Love the YouTube on the AppleTV

Cory Bergman July 10th, 2007

My AppleTV just did an update and now I can watch YouTube clips on my TV set. The first clip up was the Michael Moore-Wolf Blitzer showdown interview on CNN. Love it.

I was talking to a 20-something blogger here in Seattle today, and she said she owns a big plasma TV but watches everything via her computer. Netflix movies stream to her TV. ABC.com’s Lost, as well. Who needs cable? Video quality ain’t everything, folks.

4 Comments Add your own

  • 1. Dan  |  July 10th, 2007 at 9:50 pm

    “Who needs cable?” and
    “Video quality ain’t everything, folks.” I contend
    are two separate issues.

    One, who needs cable?
    Broadcasters have made it their business NOT to
    promote the fact that with an antenna you can receive
    free TV on 5 channels where you only got one before,
    you know Digital TV?
    They are the WORST marketers in the history of
    marketing. Always have been.

    Two, video quality ain’t everything folks…
    well duh. You certainly aren’t getting top notch
    video quality from the cable companies,
    never have and never will. You get better quality
    on HD channels directly from the broadcaster’s air
    via your own antenna.

    You Tube and the like, look like crap. No one can
    reasonably deny this. But that’s not what they are
    about. Content and availability trumps quality.
    Here again, this is news? This is a surprise?
    Alert the Media !

    Dan

  • 2. Charles  |  July 10th, 2007 at 10:11 pm

    Content comes first. Quality second.
    These next few years will see the continued rise of content on the web. But, during the leveling-off period, I believe quality will persevere.

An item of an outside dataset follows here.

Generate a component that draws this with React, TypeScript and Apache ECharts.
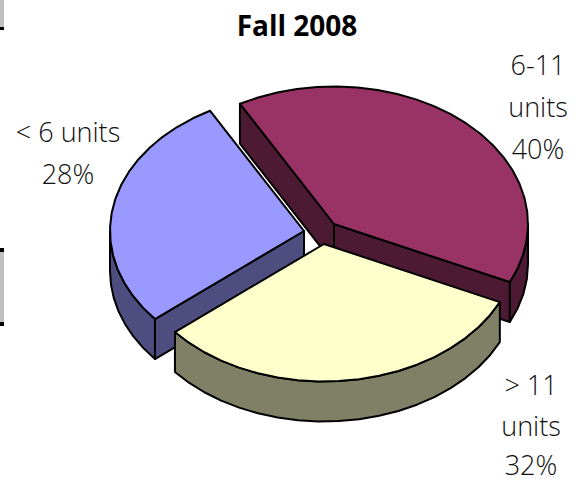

    Quality can also effect content. Take, for instance, YouTube, and all the millions of stupid home videos that go up there. (You know the ones.) Many are shot with consumer cameras. Now, as technology keeps evolving, the quality will go UP and will mean it’ll consume more and more memory, translating into a bigger median file size over time. In 5 years, I will be surprised if YouTube, or whatever the big video channel is by then, still has a 100mb cap on videos.

    Soon enough, people will become bored with the fact that all of this exists and will start expecting more from it. Just like the radio and TV before it. Radio squandered many oppertunities and is JUST NOW coming out with HD stations. TV is a tiny bit better, rolling out digital stations and HDTV. But people who “mastered” the radio went to TV, “mastered” that and are on the web. One wonders what the next big thing will be in 50 years.

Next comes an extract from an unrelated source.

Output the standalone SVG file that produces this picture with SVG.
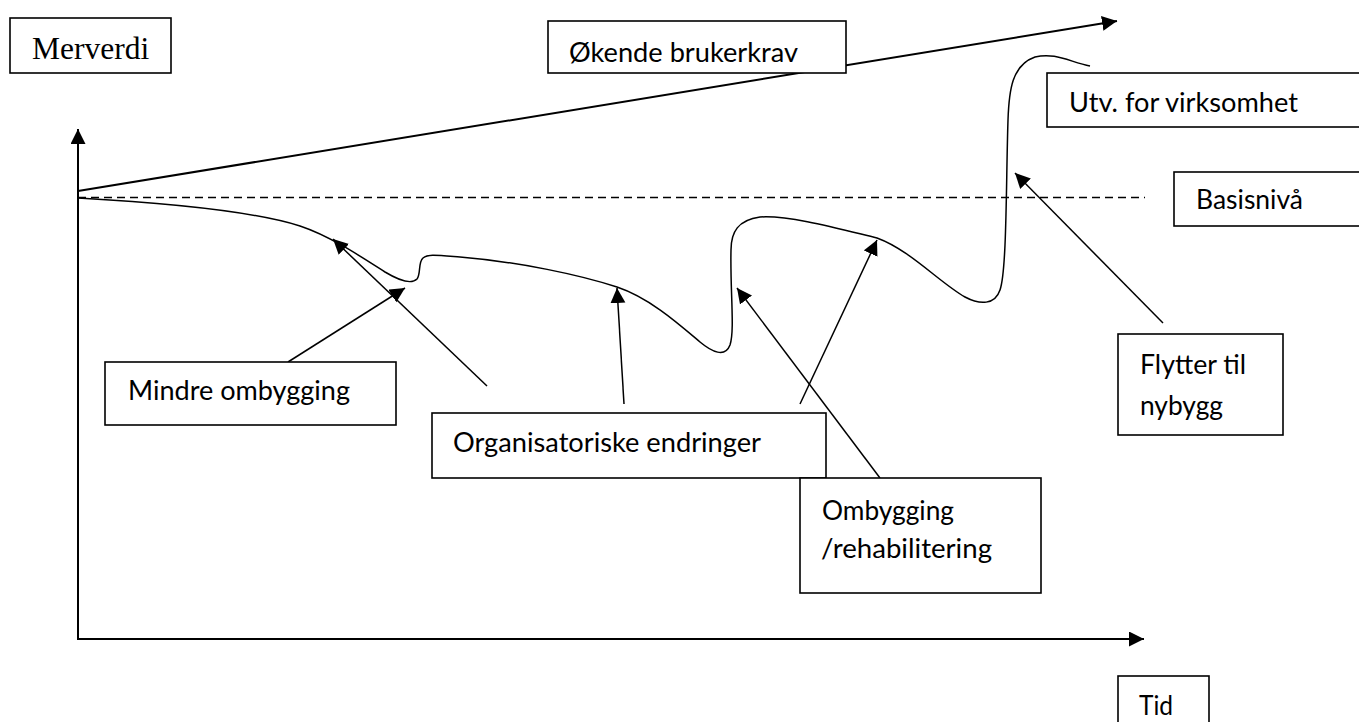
<svg xmlns="http://www.w3.org/2000/svg" width="1359" height="722" viewBox="0 0 1359 722">
<style>
.box{fill:#fff;stroke:#000;stroke-width:1.6}
.lbl{font-family:Lato,"Open Sans","Liberation Sans",sans-serif;font-size:27px;fill:#000}
.ser{font-family:"Liberation Serif","Times New Roman",serif;font-size:31.5px;fill:#000}
.ax{stroke:#000;stroke-width:2;fill:none}
.co{stroke:#000;stroke-width:1.5;fill:none}
</style>
<defs>
<marker id="ah" markerUnits="userSpaceOnUse" markerWidth="16" markerHeight="16" refX="15" refY="7.5" orient="auto" viewBox="0 0 16 16">
<path d="M0,0 L15,7.5 L0,15 z" fill="#000"/>
</marker>
</defs>
<g id="connectors">
<line class="ax" x1="78" y1="639" x2="78" y2="129" marker-end="url(#ah)"/>
<line class="ax" x1="77" y1="639" x2="1144" y2="639" marker-end="url(#ah)"/>
<line class="ax" x1="78" y1="191" x2="1117" y2="21" marker-end="url(#ah)"/>
<line x1="78" y1="197.5" x2="1145" y2="197.5" stroke="#000" stroke-width="1.5" stroke-dasharray="8,5"/>
<path class="co" d="M78,198 C150,202 250,210 300,226 C330,236 360,256 385,272 C400,281 412,284 417,279 C421,274 418,262 423,258 C428,254 435,255 460,257 C520,262 580,275 617,287 C650,298 680,325 700,342 C712,352 725,358 730,345 C735,330 730,290 731,250 C731,232 738,220 760,217 C790,215 840,229 877,238 C910,250 940,283 965,297 C980,305 995,305 1000,290 C1007,270 1006,180 1008,120 C1009,90 1012,65 1035,57 C1055,52 1070,62 1090,66"/>
<line class="co" x1="288" y1="362" x2="405" y2="288" marker-end="url(#ah)"/>
<line class="co" x1="487" y1="386" x2="333" y2="239" marker-end="url(#ah)"/>
<line class="co" x1="624" y1="404" x2="617" y2="288" marker-end="url(#ah)"/>
<line class="co" x1="800" y1="404" x2="877" y2="240" marker-end="url(#ah)"/>
<line class="co" x1="880" y1="478" x2="737" y2="288" marker-end="url(#ah)"/>
<line class="co" x1="1163" y1="323" x2="1015" y2="173" marker-end="url(#ah)"/>
</g>
<g id="merverdi">
<rect class="box" x="10" y="18" width="161" height="55"/>
<text class="ser" x="32" y="59">Merverdi</text>
</g>
<g id="okende">
<rect class="box" x="548" y="21" width="298" height="52"/>
<text class="lbl" x="569" y="62" textLength="229" lengthAdjust="spacingAndGlyphs">Økende brukerkrav</text>
</g>
<g id="utv">
<rect class="box" x="1047" y="73" width="320" height="54"/>
<text class="lbl" x="1069" y="112" textLength="229" lengthAdjust="spacingAndGlyphs">Utv. for virksomhet</text>
</g>
<g id="basis">
<rect class="box" x="1174" y="172" width="200" height="54"/>
<text class="lbl" x="1196" y="209" textLength="107" lengthAdjust="spacingAndGlyphs">Basisnivå</text>
</g>
<g id="mindre">
<rect class="box" x="105" y="362" width="291" height="63"/>
<text class="lbl" x="128" y="400" textLength="222" lengthAdjust="spacingAndGlyphs">Mindre ombygging</text>
</g>
<g id="org">
<rect class="box" x="432" y="413" width="394" height="65"/>
<text class="lbl" x="453" y="452" textLength="308" lengthAdjust="spacingAndGlyphs">Organisatoriske endringer</text>
</g>
<g id="ombygging">
<rect class="box" x="800" y="478" width="241" height="115"/>
<text class="lbl" x="822" y="520" textLength="132" lengthAdjust="spacingAndGlyphs">Ombygging</text>
<text class="lbl" x="821" y="558" textLength="171" lengthAdjust="spacingAndGlyphs">/rehabilitering</text>
</g>
<g id="flytter">
<rect class="box" x="1118" y="334" width="165" height="101"/>
<text class="lbl" x="1140" y="374" textLength="106" lengthAdjust="spacingAndGlyphs">Flytter til</text>
<text class="lbl" x="1140" y="415" textLength="83" lengthAdjust="spacingAndGlyphs">nybygg</text>
</g>
<g id="tid">
<rect class="box" x="1118" y="676" width="91" height="60"/>
<text class="lbl" x="1139" y="715" textLength="34" lengthAdjust="spacingAndGlyphs">Tid</text>
</g>
</svg>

    Also, unless you have top-of-the-line high-speed, video quality CAN be a issue. (think: regular joes) This past TV season, I would watch 24 as it aired and catch up on Heroes via NBC.com. The problem was that the streaming video was choppy and quickly became out of sync with the audio. And I downloaded every updates and driver possible, too. Sometimes, if the website demands too much of the computer, it effects quality in such as way that demeans the content.

    But hey, if that blogger doesn’t want her plasma TV, I’ll be glad to take it for her.

  • 3. Hussman  |  July 11th, 2007 at 6:33 am

    Dan, if we had reasonable channels to push and promote, we’d be all over it. As soon as groups like NBCU and Viacom repackage some of their cabel fare on their digital channels, then you will see changes.

  • 4. Tim  |  July 11th, 2007 at 11:20 am

    Cable (fiber or copper) may not be ready to do it “real time” but the time has come where consumers can structure their TV viewing by pulling the shows they want from various sources. Apple TV pulls YouTube; Tivo this week announces more capability in its deal with Amazon Unbox; etc.

    How soon before we buy a Tivo/AppleTV/MicrosoftMediaCenter device, and we pay content producers “directly” through a centralized billing service, for the content we want to view?